Le travailleur qui révèle une information relevant de l'intérêt public (illégalités ou mauvaises pratiques) doit être protégé contre toutes mesures prises à son encontre, à moins qu'il ne soit établi qu'il abuse de son droit de critique.
(D. P. / S.A. T. )
(...)
- Le 1er juin 1986, Madame D. P., ci-après l'appelante, entre au service de S.
- Elle poursuit sa carrière durant de nombreuses années au sein du groupe tant en Belgique qu'à l'étranger à la plus grande satisfaction de son employeur.
- Le 1er janvier 2007, elle est nommée responsable commerciale au sein de la S.A. T. avec maintien de son ancienneté (...)
- Par courrier recommandé du 11 février 2010, la société [T.] a notifié à l'appelante son licenciement :
« Par la présente, nous vous confirmons que nous mettons fin à votre contrat de travail avec effet immédiat et pour motif grave.
Les motifs vous seront dénoncés dans le délai légal ».
- Par pli recommandé du 15 février 2010, la société notifiait à l'appelante les motifs de son licenciement en ces termes :
« Les faits dont nous avons pris connaissance le 10 février, et qui font suite à de nombreux autres faits accomplis depuis le mois de décembre dernier, nous ont amenés à résilier votre contrat de travail pour motif grave le 11 février.
Conformément au voeu légal, nous vous dénonçons par la présente les motifs graves qui justifient ce congé :
1. Dans le courant du mois de décembre, il a été mis fin au contrat de travail conclu entre T. et Monsieur M. B., directeur général auquel vous rapportiez.
Lorsque vous avez pris connaissance de cette résiliation, vous vous êtes adressée à vos supérieurs, par mail du 15 décembre pour leur notifier que vous ne pouviez pas "comprendre et soutenir cette décision".
Le 16 décembre, vous avez envoyé une copie du mail que vous adressiez la veille à la direction, à de nombreuses personnes, en ce compris des clients (internes au groupe) et des collaborateurs de T., avec le commentaire :
"Pour info
Voilà, les syndicats ont gagné (...) on peut espérer que cela ira maintenant mieux avec ce nouveau monsieur avec ces gens de T. (...)".

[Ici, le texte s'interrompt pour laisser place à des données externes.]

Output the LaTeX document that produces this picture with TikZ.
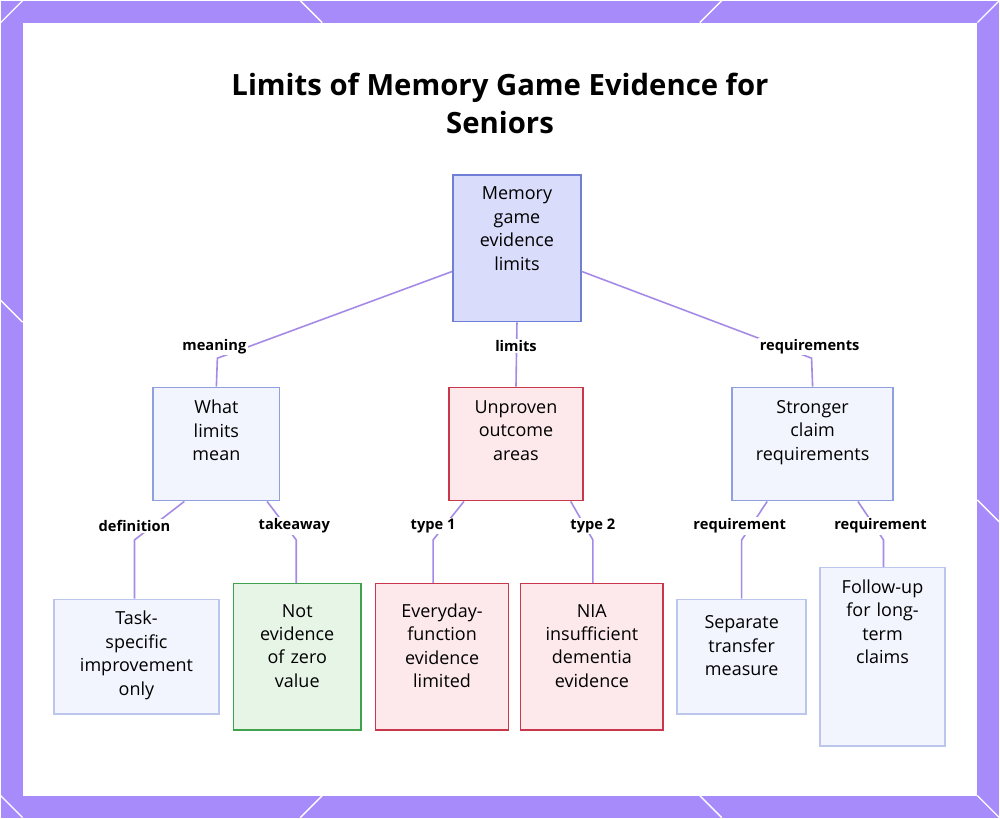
\documentclass[tikz,border=0pt]{standalone}
\usepackage{fontspec}
\setmainfont{Open Sans}
\usetikzlibrary{positioning}
\definecolor{frame}{HTML}{A78BFA}
\definecolor{edge}{HTML}{A58BE6}
\definecolor{bluefill}{HTML}{F3F5FE}
\definecolor{blueline}{HTML}{8FA0E0}
\definecolor{rootfill}{HTML}{DADCFB}
\definecolor{rootline}{HTML}{6F7FD6}
\definecolor{redfill}{HTML}{FDE9EC}
\definecolor{redline}{HTML}{C8384A}
\definecolor{greenfill}{HTML}{E7F5E7}
\definecolor{greenline}{HTML}{3FA34D}
\tikzset{
  box/.style = {draw, line width=1.2pt, align=center, font=\fontsize{13.5}{17.6}\selectfont, inner sep=2pt},
  bluebox/.style = {box, fill=bluefill, draw=blueline},
  redbox/.style = {box, fill=redfill, draw=redline},
  greenbox/.style = {box, fill=greenfill, draw=greenline},
  link/.style = {draw=edge, line width=1.2pt},
  tag/.style = {font=\bfseries\fontsize{11}{13}\selectfont, fill=white, inner sep=1pt}
}
\begin{document}
\begin{tikzpicture}[x=0.75pt, y=-0.75pt]

  % frame
  \fill[frame] (0,0) rectangle (1000,818);
  \fill[white] (22,22) rectangle (978,796);
  \foreach \a/\b/\c/\d in {0/22/22/0, 300/0/322/22, 700/22/722/0, 978/22/1000/0, 0/796/22/818, 978/796/1000/818, 300/818/322/796, 700/796/722/818, 0/300/22/322, 978/500/1000/522}
    \draw[white, line width=1pt] (\a,\b) -- (\c,\d);

  % title
  \node[font=\bfseries\fontsize{22}{29}\selectfont, align=center] (title) at (500,103) {Limits of Memory Game Evidence for\\Seniors};

  % top level
  \node[box, fill=rootfill, draw=rootline, text width=88, minimum width=96, minimum height=110] (root) at (517,248) {Memory\\game\\evidence\\limits\\[12pt]\mbox{}};

  % second level
  \node[bluebox, text width=80, minimum width=95, minimum height=85] (mean) at (216,444) {What\\limits\\mean\\[3pt]\mbox{}};
  \node[redbox, text width=90, minimum width=101, minimum height=85] (areas) at (516,444) {Unproven\\outcome\\areas\\[3pt]\mbox{}};
  \node[bluebox, text width=115, minimum width=121, minimum height=85] (claims) at (813,444) {Stronger\\claim\\requirements\\[3pt]\mbox{}};

  % third level
  \node[bluebox, draw=blueline!60, text width=115, minimum width=124, minimum height=86] (task) at (136,657) {Task-\\specific\\improvement\\only\\[-12pt]\mbox{}};
  \node[greenbox, text width=85, minimum width=96, minimum height=110] (zero) at (297,657) {Not\\evidence\\of zero\\value\\[-1pt]\mbox{}};
  \node[redbox, text width=92, minimum width=100, minimum height=110] (daily) at (442,657) {Everyday-\\function\\evidence\\limited\\[-1pt]\mbox{}};
  \node[redbox, text width=98, minimum width=107, minimum height=110] (nia) at (592,657) {NIA\\insufficient\\dementia\\evidence\\[-1pt]\mbox{}};
  \node[bluebox, draw=blueline!60, text width=88, minimum width=97, minimum height=86] (sep) at (742,657) {Separate\\transfer\\measure\\[-1pt]\mbox{}};
  \node[bluebox, draw=blueline!60, text width=85, minimum width=94, minimum height=134] (follow) at (883,657) {Follow-up\\for long-\\term\\claims\\[35pt]\mbox{}};

  % links from root
  \draw[link] ([yshift=38.25pt]root.south west) -- (217,358) -- (mean.north);
  \draw[link] (root.south) -- (areas.north);
  \draw[link] ([yshift=38.25pt]root.south east) -- (812,358) -- (claims.north);
  \node[tag] (t1) at (214,346) {meaning};
  \node[tag] (t2) at (516,346) {limits};
  \node[tag] (t3) at (810,346) {requirements};

  % links to third level
  \draw[link] ([xshift=24pt]mean.south west) -- (134,540) -- (task.north -| 134,0);
  \draw[link] ([xshift=-10pt]mean.south east) -- (296,540) -- (zero.north -| 296,0);
  \draw[link] ([xshift=12pt]areas.south west) -- (433,540) -- (daily.north -| 433,0);
  \draw[link] ([xshift=-10pt]areas.south east) -- (593,540) -- (nia.north -| 593,0);
  \draw[link] ([xshift=27pt]claims.south west) -- (742,540) -- (sep.north -| 742,0);
  \draw[link] ([xshift=-27pt]claims.south east) -- (884,540) -- (follow.north -| 884,0);
  \node[tag] (t4) at (134,526) {definition};
  \node[tag] (t5) at (294,526) {takeaway};
  \node[tag] (t6) at (433,526) {type 1};
  \node[tag] (t7) at (593,526) {type 2};
  \node[tag] (t8) at (740,526) {requirement};
  \node[tag] (t9) at (881,526) {requirement};

\end{tikzpicture}
\end{document}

2. Le 17 décembre, Monsieur M. et Madame V. H. vous ont invitée à un entretien au cours duquel ils vous ont signalé que, s'ils pouvaient comprendre votre déception face au départ de votre supérieur, il ne vous appartenait néanmoins pas de "critiquer" publiquement au sein de la société la décision des organes de direction de la société et de tenter de déstabiliser celle-ci. La société vous a infligé deux jours de mise à pied, conformément aux dispositions du règlement de travail.
Nous espérions ainsi que l'incident était clos.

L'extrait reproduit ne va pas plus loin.